Mais ce temps est révolu.

Car désormais, l’Empire solaire s’est effondré, victime collatérale de la lutte sans merci que se livrent l’Église de la Singularité et l’ordre des Mères Célestes.

Depuis une éternité, les secondes attendent inlassablement la naissance du messie qui leur conférera un pouvoir absolu.

Mais bien entendu, la première tente à tout prix de les en empêcher. D’ailleurs Ro Chi, son grand prêtre, est prêt à tout pour permettre l’avènement de l’Apocalypse. Les mondes jugés renégats en ont fait l’amère expérience en voyant leur population décimée par une peste créée en laboratoire.

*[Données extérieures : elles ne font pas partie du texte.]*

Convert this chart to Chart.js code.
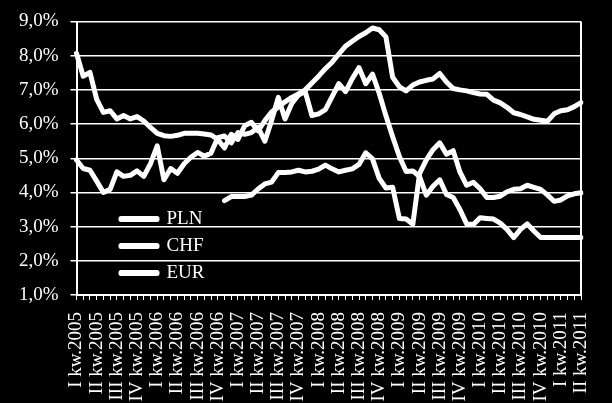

Et dans cet univers qui ne connaît plus la pitié, il existe un juge de paix : la Guilde de Vertu. Son bras armé est composé de tueuses d’élite formées par la confrérie de la Sororité de l’Homme. Cette corporation, qui a élevé l’assassinat au rang d’art, loue ses services au plus offrant.

« Il est vrai que le meurtre constitue un dénominateur commun entre toutes les espèces. Tout un chacun peut s’y adonner, et ce, depuis Caïn. Il n’en va pas de même pour l’assassinat, qui relève plutôt de… la vocation. »

DU DECORUM ET UNE TRACE D’HUMANITÉ.

Et au milieu de cet univers sans merci, se trouve une jeune fille, Neha Nori Sood. Bien loin des enjeux qui la dépassent, elle n’aspire qu’à une chose : survivre. Mais pas pour elle, pour sa famille. En effet, tout son argent est englouti dans les loyers qu’elle verse à la Louxor corporation. Cette société peu scrupuleuse a trouvé un moyen infaillible de faire fortune. En effet, elle propose la cryogénisation des malades de la peste en attendant l’administration d’un remède très coûteux. Mais le cynisme n’ayant pas de limite, les loyers des Cryopods Louxor le sont tout autant…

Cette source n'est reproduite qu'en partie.